The Design Review Committee (DRC) alleges that the proposed building’s “massive length” creates a barrier between the existing campus and the proposed north quadrangle. The Berry design appears to me no wider east-to-west than the existing Baker Library edifice, a building that presently effects a dramatic division between the green and almost all points north. The proposed building could not possibly aggravate this division, and may indeed ameliorate it by providing another front for a building complex that now has an unsightly rear. (I almost wish the Berry design was even wider so as to require the razing of SAE.)
The DRC finds that the Berry design fails to relate “in a substantive way” to Baker. I disagree. The west and east ends appear to me to meld with Baker in both scale and in material, especially since recent alterations now call for more brick. The height of the building will not obscure Baker Tower from any angle, and I suspect that the tower will appear interestingly bizarre from the northern vantage over the top of Berry. The contrast between the mill-quoting design of the Berry facade and the neo-Georgian arrogance of Baker, the efficient-looking lines of the Berry with the insistently inefficient lines and spaces of the sprawling Baker, appeals to me. And the material quotations of the old in the new guarantee that these bold contrasts will prompt fruitful comparison, not just feelings of discord and disjunction. Baker speaks of a Dartmouth where substance took second place to appearances; Berry suggests the opposite without being snotty or condescending about it (even though I am).
The DRC’s point about the “clarity” of Dartmouth’s “Colonial past” escapes me entirely. I am not aware of any colonial period building of any architectural significance on this campus. Dartmouth Hall (1784) is very old, but not pre-revolutionary. Perhaps the handsomest buildings on the green, Rollins Chapel and Wilson, have nothing colonial about them at all. And as to the “18th-century Cartesian rationality” that the DRC thinks we ought to preserve (Descartes, however, was a pre-revolutionary thinker), the less we dwell on that, say I, the better. Cartesian dualism was due for a rest long ago, but Dartmouth failed to recognize that until quite recently.
The DRC cites Cummings Hall as a good example of reinterpreting the adjacent old with a spirit of the new. That’s fairly true, but Cummings Hall was never intended to be a major architectural anchor to any section of the campus. Berry is supposed to be just that, and as such, it ought to be big, singular and remarkable, not a mere “addition” either to an existing building or even an existing section of campus.

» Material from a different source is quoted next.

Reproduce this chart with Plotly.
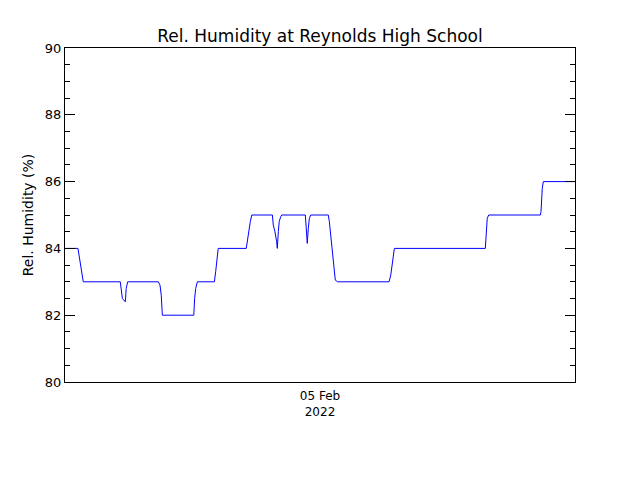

I find I disagree so sharply with the DRC largely because I cannot share their assumptions about what this project should be and what it should say. This project, the largest and most significant campus building undertaken since The Hopkins Center, should not settle for being nothing more than “a seamless connection between the original campus and the northern quadrangle,” especially since the original campus is either somewhere in Connecticut, or Dr. Wheelock’s first Hanover log cabin. The Berry Library, whatever else it might be, should NOT be just more of the same neo-Georgian doggerel. Dartmouth deserves a vision of a brighter, more adventurous future. A building “that fundamentally relates to Baker Library” would be a building that sends messages I cannot condone. Baker was never a good library building; it has always valued monumental arrogance over access to the collection, tower over stacks, portrait-laden hallways over bookshelves. The building sends anti-intellectual messages both inside and out. The Berry design should announce a break with those messages even as it acknowledges Dartmouth’s past.
Finally, the Dartmouth campus is not, never has been, and I hope never will be “experienced as a cohesive whole.” Any institution of Dartmouth’s age, over two centuries, ought to exhibit traces in its architecture of all the eras it has inhabited. It should not try to concoct a false uniformity or cohesion that obscures its age, its maturity, and its recognition of the contingencies of history in the life of an old institution. Visitors in the next century will look for signs of every era in Dartmouth’s rich and various past. Let’s not disappoint them by trying to pretend history, even Dartmouth’s history, is full of “Colonial clarity,” “seamless” connections, and a $40 million building without a “separate identity.”